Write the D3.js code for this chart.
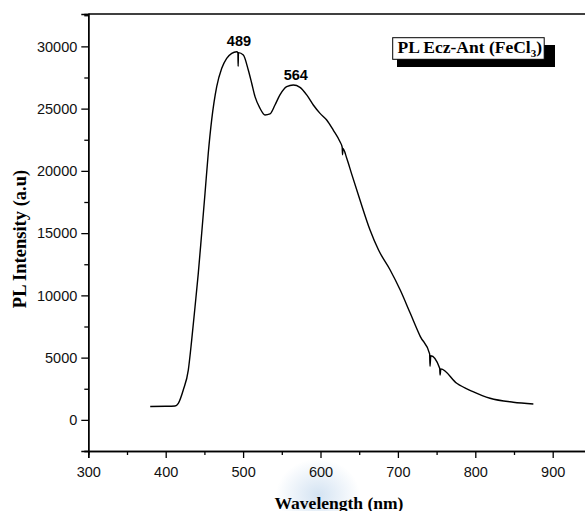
<!DOCTYPE html>
<html>
<head>
<meta charset="utf-8">
<script src="https://cdn.jsdelivr.net/npm/d3@7"></script>
<style>
  html, body { margin: 0; padding: 0; background: #fff; }
  svg { display: block; }
</style>
</head>
<body>
<svg id="chart" width="585" height="511"></svg>
<script>
// spectrum
const wavelength = [380, 400, 412, 416.3, 422.7, 429.2, 433.6, 437.9, 442.1, 446.5, 450.8, 455, 459.4, 465.9,
  472.4, 478.8, 485.3, 491.7, 493.3, 493.6, 494, 500.3, 506.7, 511.1, 515.4, 521.8, 528.3, 534.7, 541.2,
  547.6, 556.3, 564.9, 573.5, 582.2, 590.7, 599.4, 608, 616.5, 625.2, 628, 628.5, 629, 633.9, 640, 651,
  664, 675, 690, 703, 716, 729, 741, 741.5, 742.5, 754, 754.5, 755.5, 776, 797, 819, 849, 875];
const intensity = [1080, 1090, 1110, 1330, 2400, 4000, 6420, 9090, 11770, 14990, 18200, 21410, 24090, 26760,
  28240, 29040, 29440, 29570, 29500, 28400, 29500, 29310, 28100, 27040, 25960, 25030, 24490, 24570, 25290,
  26100, 26760, 26900, 26710, 26100, 25290, 24620, 24090, 23280, 22340, 21900, 21300, 21800, 21010, 19800, 17660,
  15250, 13640, 12040, 10430, 8560, 6690, 5300, 4300, 5150, 4150, 3600, 4100, 2940, 2270, 1740, 1420, 1280];

const xTicks = [300, 400, 500, 600, 700, 800, 900];
const yTicks = [0, 5000, 10000, 15000, 20000, 25000, 30000];
const peakLabels = [ { text: "489", wl: 494.6, val: 30050 }, { text: "564", wl: 568, val: 27300 } ];

const svg = d3.select("#chart");
const mLeft = 88.3, mRight = 591.4, mTop = 14, mBottom = 451;

const x = d3.scaleLinear().domain([300, 950]).range([mLeft, mRight]);
const y = d3.scaleLinear().domain([-2500, 32600]).range([mBottom, mTop]);

// faint watermark at the bottom
const defs = svg.append("defs");
const rg = defs.append("radialGradient").attr("id", "wm");
rg.append("stop").attr("offset", "0%").attr("stop-color", "#c9dcef").attr("stop-opacity", 0.8);
rg.append("stop").attr("offset", "100%").attr("stop-color", "#c9dcef").attr("stop-opacity", 0);
svg.append("ellipse").attr("cx", 318).attr("cy", 495).attr("rx", 42).attr("ry", 36).attr("fill", "url(#wm)");

// axes
const xAxis = d3.axisBottom(x).tickValues(xTicks).tickSize(7).tickPadding(9).tickFormat(d3.format("d"));
const xMinor = d3.axisBottom(x).tickValues(d3.range(350, 950, 100)).tickSize(4).tickFormat("");
const yAxis = d3.axisLeft(y).tickValues(yTicks).tickSize(7).tickPadding(4).tickFormat(d3.format("d"));
const yMinor = d3.axisLeft(y).tickValues(d3.range(-2500, 32600, 5000)).tickSize(4).tickFormat("");

function styleAxis(g) {
  g.select(".domain").attr("stroke", "#000").attr("stroke-width", 1.4);
  g.selectAll(".tick line").attr("stroke", "#000").attr("stroke-width", 1.3);
  g.selectAll(".tick text").style("font-family", "Arial, 'Liberation Sans', sans-serif")
    .style("font-size", "14.5px").attr("fill", "#111");
}

svg.append("g").attr("transform", `translate(0,${mBottom})`).call(xMinor).call(styleAxis);
svg.append("g").attr("transform", `translate(0,${mBottom})`).call(xAxis).call(styleAxis);
svg.append("g").attr("transform", `translate(${mLeft},0)`).call(yMinor).call(styleAxis);
svg.append("g").attr("transform", `translate(${mLeft},0)`).call(yAxis).call(styleAxis);

// top frame line
svg.append("line").attr("x1", mLeft).attr("x2", mRight).attr("y1", mTop).attr("y2", mTop)
  .attr("stroke", "#000").attr("stroke-width", 1.4);

// spectrum line
const pts = wavelength.map((w, i) => [w, intensity[i]]);
const line = d3.line().x(d => x(d[0])).y(d => y(d[1])).curve(d3.curveMonotoneX);
svg.append("path").datum(pts).attr("d", line)
  .attr("fill", "none").attr("stroke", "#000").attr("stroke-width", 1.4).attr("stroke-linejoin", "round");

// peak labels
svg.selectAll(".peak").data(peakLabels).enter().append("text")
  .attr("x", d => x(d.wl)).attr("y", d => y(d.val))
  .attr("text-anchor", "middle")
  .attr("font-family", "Arial, 'Liberation Sans', sans-serif")
  .attr("font-weight", "bold").attr("font-size", "14.5px")
  .text(d => d.text);

// legend box with shadow
svg.append("rect").attr("x", 397).attr("y", 45).attr("width", 158).attr("height", 22).attr("fill", "#000");
svg.append("rect").attr("x", 392.7).attr("y", 37.7).attr("width", 151.5).attr("height", 21.6)
  .attr("fill", "#fff").attr("stroke", "#000").attr("stroke-width", 1);
const lt = svg.append("text").attr("x", 397.5).attr("y", 52.5)
  .attr("font-family", "'Times New Roman', 'Liberation Serif', serif")
  .attr("font-weight", "bold").attr("font-size", "17.5px");
lt.append("tspan").text("PL Ecz-Ant (FeCl");
lt.append("tspan").attr("font-size", "11px").attr("dy", 4).text("3");
lt.append("tspan").attr("dy", -4).text(")");

// axis titles
svg.append("text").attr("x", 339).attr("y", 509).attr("text-anchor", "middle")
  .attr("font-family", "'Times New Roman', 'Liberation Serif', serif")
  .attr("font-weight", "bold").attr("font-size", "17.5px")
  .text("Wavelength (nm)");
svg.append("text").attr("transform", "translate(26,239) rotate(-90)").attr("text-anchor", "middle")
  .attr("font-family", "'Times New Roman', 'Liberation Serif', serif")
  .attr("font-weight", "bold").attr("font-size", "18.5px")
  .text("PL Intensity (a.u)");
</script>
</body>
</html>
_ _ _ _ _
*Given request:*
Omitting all images, print the listing exactly.

*Task response:*
Write the D3.js code for this chart.
<!DOCTYPE html>
<html>
<head>
<meta charset="utf-8">
<script src="https://cdn.jsdelivr.net/npm/d3@7"></script>
<style>
  html, body { margin: 0; padding: 0; background: #fff; }
  svg { display: block; }
</style>
</head>
<body>
<svg id="chart" width="585" height="511"></svg>
<script>
// spectrum
const wavelength = [380, 400, 412, 416.3, 422.7, 429.2, 433.6, 437.9, 442.1, 446.5, 450.8, 455, 459.4, 465.9,
  472.4, 478.8, 485.3, 491.7, 493.3, 493.6, 494, 500.3, 506.7, 511.1, 515.4, 521.8, 528.3, 534.7, 541.2,
  547.6, 556.3, 564.9, 573.5, 582.2, 590.7, 599.4, 608, 616.5, 625.2, 628, 628.5, 629, 633.9, 640, 651,
  664, 675, 690, 703, 716, 729, 741, 741.5, 742.5, 754, 754.5, 755.5, 776, 797, 819, 849, 875];
const intensity = [1080, 1090, 1110, 1330, 2400, 4000, 6420, 9090, 11770, 14990, 18200, 21410, 24090, 26760,
  28240, 29040, 29440, 29570, 29500, 28400, 29500, 29310, 28100, 27040, 25960, 25030, 24490, 24570, 25290,
  26100, 26760, 26900, 26710, 26100, 25290, 24620, 24090, 23280, 22340, 21900, 21300, 21800, 21010, 19800, 17660,
  15250, 13640, 12040, 10430, 8560, 6690, 5300, 4300, 5150, 4150, 3600, 4100, 2940, 2270, 1740, 1420, 1280];

const xTicks = [300, 400, 500, 600, 700, 800, 900];
const yTicks = [0, 5000, 10000, 15000, 20000, 25000, 30000];
const peakLabels = [ { text: "489", wl: 494.6, val: 30050 }, { text: "564", wl: 568, val: 27300 } ];

const svg = d3.select("#chart");
const mLeft = 88.3, mRight = 591.4, mTop = 14, mBottom = 451;

const x = d3.scaleLinear().domain([300, 950]).range([mLeft, mRight]);
const y = d3.scaleLinear().domain([-2500, 32600]).range([mBottom, mTop]);

// faint watermark at the bottom
const defs = svg.append("defs");
const rg = defs.append("radialGradient").attr("id", "wm");
rg.append("stop").attr("offset", "0%").attr("stop-color", "#c9dcef").attr("stop-opacity", 0.8);
rg.append("stop").attr("offset", "100%").attr("stop-color", "#c9dcef").attr("stop-opacity", 0);
svg.append("ellipse").attr("cx", 318).attr("cy", 495).attr("rx", 42).attr("ry", 36).attr("fill", "url(#wm)");

// axes
const xAxis = d3.axisBottom(x).tickValues(xTicks).tickSize(7).tickPadding(9).tickFormat(d3.format("d"));
const xMinor = d3.axisBottom(x).tickValues(d3.range(350, 950, 100)).tickSize(4).tickFormat("");
const yAxis = d3.axisLeft(y).tickValues(yTicks).tickSize(7).tickPadding(4).tickFormat(d3.format("d"));
const yMinor = d3.axisLeft(y).tickValues(d3.range(-2500, 32600, 5000)).tickSize(4).tickFormat("");

function styleAxis(g) {
  g.select(".domain").attr("stroke", "#000").attr("stroke-width", 1.4);
  g.selectAll(".tick line").attr("stroke", "#000").attr("stroke-width", 1.3);
  g.selectAll(".tick text").style("font-family", "Arial, 'Liberation Sans', sans-serif")
    .style("font-size", "14.5px").attr("fill", "#111");
}

svg.append("g").attr("transform", `translate(0,${mBottom})`).call(xMinor).call(styleAxis);
svg.append("g").attr("transform", `translate(0,${mBottom})`).call(xAxis).call(styleAxis);
svg.append("g").attr("transform", `translate(${mLeft},0)`).call(yMinor).call(styleAxis);
svg.append("g").attr("transform", `translate(${mLeft},0)`).call(yAxis).call(styleAxis);

// top frame line
svg.append("line").attr("x1", mLeft).attr("x2", mRight).attr("y1", mTop).attr("y2", mTop)
  .attr("stroke", "#000").attr("stroke-width", 1.4);

// spectrum line
const pts = wavelength.map((w, i) => [w, intensity[i]]);
const line = d3.line().x(d => x(d[0])).y(d => y(d[1])).curve(d3.curveMonotoneX);
svg.append("path").datum(pts).attr("d", line)
  .attr("fill", "none").attr("stroke", "#000").attr("stroke-width", 1.4).attr("stroke-linejoin", "round");

// peak labels
svg.selectAll(".peak").data(peakLabels).enter().append("text")
  .attr("x", d => x(d.wl)).attr("y", d => y(d.val))
  .attr("text-anchor", "middle")
  .attr("font-family", "Arial, 'Liberation Sans', sans-serif")
  .attr("font-weight", "bold").attr("font-size", "14.5px")
  .text(d => d.text);

// legend box with shadow
svg.append("rect").attr("x", 397).attr("y", 45).attr("width", 158).attr("height", 22).attr("fill", "#000");
svg.append("rect").attr("x", 392.7).attr("y", 37.7).attr("width", 151.5).attr("height", 21.6)
  .attr("fill", "#fff").attr("stroke", "#000").attr("stroke-width", 1);
const lt = svg.append("text").attr("x", 397.5).attr("y", 52.5)
  .attr("font-family", "'Times New Roman', 'Liberation Serif', serif")
  .attr("font-weight", "bold").attr("font-size", "17.5px");
lt.append("tspan").text("PL Ecz-Ant (FeCl");
lt.append("tspan").attr("font-size", "11px").attr("dy", 4).text("3");
lt.append("tspan").attr("dy", -4).text(")");

// axis titles
svg.append("text").attr("x", 339).attr("y", 509).attr("text-anchor", "middle")
  .attr("font-family", "'Times New Roman', 'Liberation Serif', serif")
  .attr("font-weight", "bold").attr("font-size", "17.5px")
  .text("Wavelength (nm)");
svg.append("text").attr("transform", "translate(26,239) rotate(-90)").attr("text-anchor", "middle")
  .attr("font-family", "'Times New Roman', 'Liberation Serif', serif")
  .attr("font-weight", "bold").attr("font-size", "18.5px")
  .text("PL Intensity (a.u)");
</script>
</body>
</html>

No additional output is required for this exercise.